• Your objective: Output the first line of the listing and each line after it, up to and including the line that contains "import * as", exactly as written, minus the pictures.

┌─ Material

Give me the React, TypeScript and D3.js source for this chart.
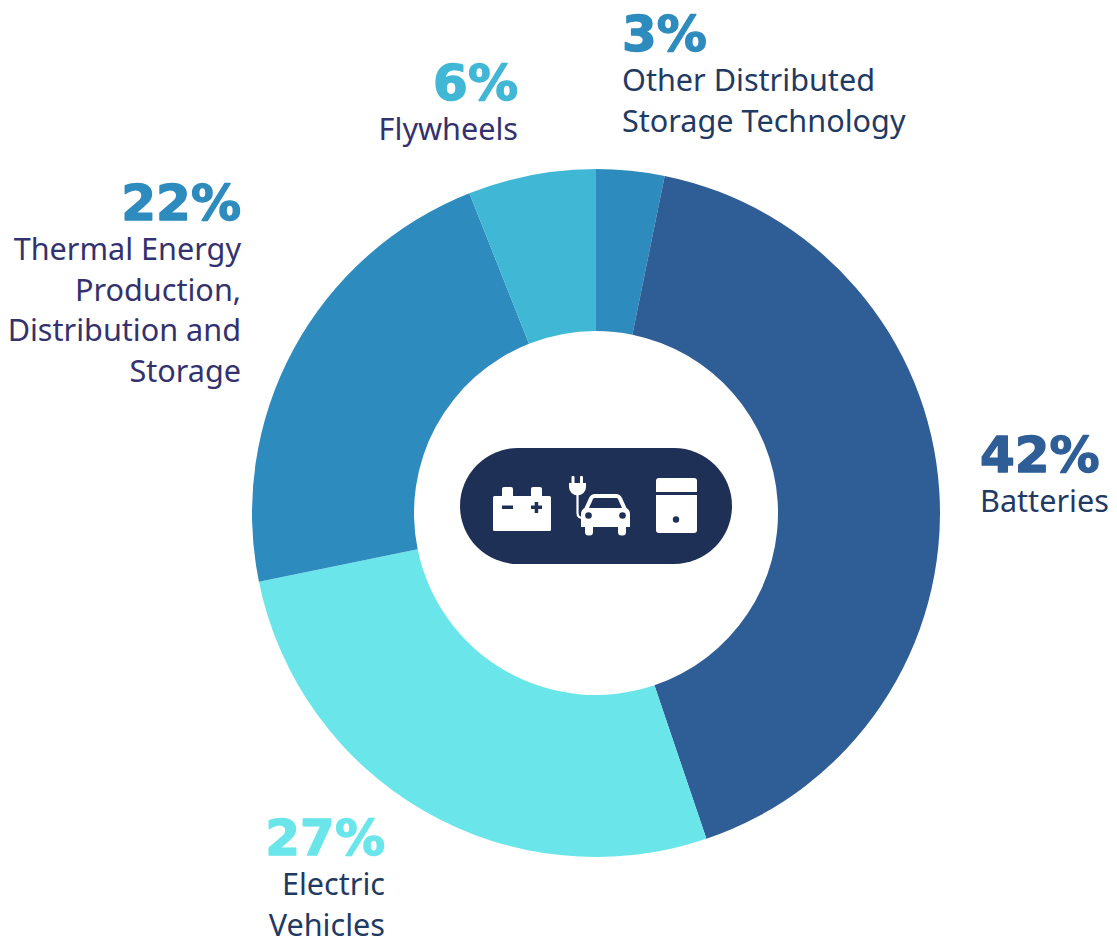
import React from "react";
import * as d3 from "d3";

const categories = ["Other Distributed Storage Technology", "Batteries", "Electric Vehicles", "Thermal Energy Production, Distribution and Storage", "Flywheels"];
const shares = [3.2, 41.6, 27.0, 22.2, 6.0];
const sliceColors = ["#2e8bbd", "#2f5e97", "#6ae6ea", "#2e8bbd", "#41b7d6"];
const labelLines = [
  ["Other Distributed", "Storage Technology"],
  ["Batteries"],
  ["Electric", "Vehicles"],
  ["Thermal Energy", "Production,", "Distribution and", "Storage"],
  ["Flywheels"],
];
const labelColors = ["#1f3a63", "#1f3a63", "#1f3a63", "#33326e", "#33326e"];
const labelAnchors = ["start", "start", "end", "end", "end"];
const labelX = [622, 980, 385, 241, 518];
const labelY = [51, 472, 855, 220, 100];

const W = 1117, H = 939, CX = 596, CY = 513, R = 344, r = 182;
const font = "'Noto Sans', sans-serif";
const pctFont = "'DejaVu Sans', sans-serif";

function Icons() {
  const ink = "#1f3057";
  return (
    <g>
      <rect x={460} y={448} width={272} height={116} rx={58} fill={ink} />
      {/* battery */}
      <g fill="#fff">
        <rect x={502} y={487} width={11} height={12} rx={2} />
        <rect x={531} y={487} width={11} height={12} rx={2} />
        <rect x={493} y={496} width={58} height={35} rx={1.5} />
      </g>
      <g fill={ink}>
        <rect x={502} y={505.5} width={11} height={3.5} />
        <rect x={531} y={505.5} width={11} height={3.5} />
        <rect x={534.7} y={502} width={3.5} height={11} />
      </g>
      {/* plug */}
      <g fill="#fff">
        <rect x={571.5} y={476} width={3} height={8} rx={1} />
        <rect x={580} y={476} width={3} height={8} rx={1} />
        <path d={"M569 483 H586 V487 A8.5 8.5 0 0 1 569 487 Z"} />
      </g>
      <path d="M577.5 494 V513 Q577.5 518 583 518" fill="none" stroke="#fff" strokeWidth={2.2} />
      {/* car */}
      <g fill="#fff">
        <path d="M595 494 H616 Q620 494 622 498 L626.5 508 Q630 510 630 514 V527 H581 V514 Q581 510 584.5 508 L589 498 Q591 494 595 494 Z" />
        <rect x={585} y={522} width={8} height={13.5} rx={3.5} />
        <rect x={618} y={522} width={8} height={13.5} rx={3.5} />
      </g>
      <path d="M594.5 498 H616.5 Q617.5 498 618 499 L622 508 H589 L593 499 Q593.5 498 594.5 498 Z" fill={ink} />
      <circle cx={588.5} cy={515.5} r={3.3} fill={ink} />
      <circle cx={622.5} cy={515.5} r={3.3} fill={ink} />
      {/* storage unit */}
      <g fill="#fff">
        <path d="M659 478 H694 Q697 478 697 481 V492 H656 V481 Q656 478 659 478 Z" />
        <path d="M656 495 H697 V530 Q697 533 694 533 H659 Q656 533 656 530 Z" />
      </g>
      <circle cx={676} cy={519.5} r={3.2} fill={ink} />
    </g>
  );
}

export default function App() {
  const pie = d3.pie<number>().sort(null).value((d) => d);
  const arc = d3.arc<d3.PieArcDatum<number>>().innerRadius(r).outerRadius(R);
  const arcs = pie(shares);
  return (
    <svg width={W} height={H} viewBox={`0 0 ${W} ${H}`} style={{ position: "absolute", left: 0, top: 0 }}>
      <defs>
        <clipPath id="frame"><rect x={0} y={0} width={940} height={H} /></clipPath>
      </defs>
      <g clipPath="url(#frame)">
        <g transform={`translate(${CX},${CY})`}>
          {arcs.map((a, i) => (
            <path key={categories[i]} d={arc(a) ?? ""} fill={sliceColors[i]} />
          ))}
        </g>
      </g>
      <Icons />
      {categories.map((c, i) => (
        <g key={c} textAnchor={labelAnchors[i]}>
          <text x={labelX[i]} y={labelY[i]} fontFamily={pctFont} fontSize={50} fontWeight={700} fill={sliceColors[i]} stroke={sliceColors[i]} strokeWidth={1.4} strokeLinejoin="round">
            {Math.round(shares[i])}%
          </text>
          {labelLines[i].map((l, j) => (
            <text key={l} x={labelX[i]} y={labelY[i] + 40 + j * 40.5} fontFamily={font} fontSize={30.6} fill={labelColors[i]}>
              {l}
            </text>
          ))}
        </g>
      ))}
    </svg>
  );
}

└─

• Task response:
Give me the React, TypeScript and D3.js source for this chart.
import React from "react";
import * as d3 from "d3";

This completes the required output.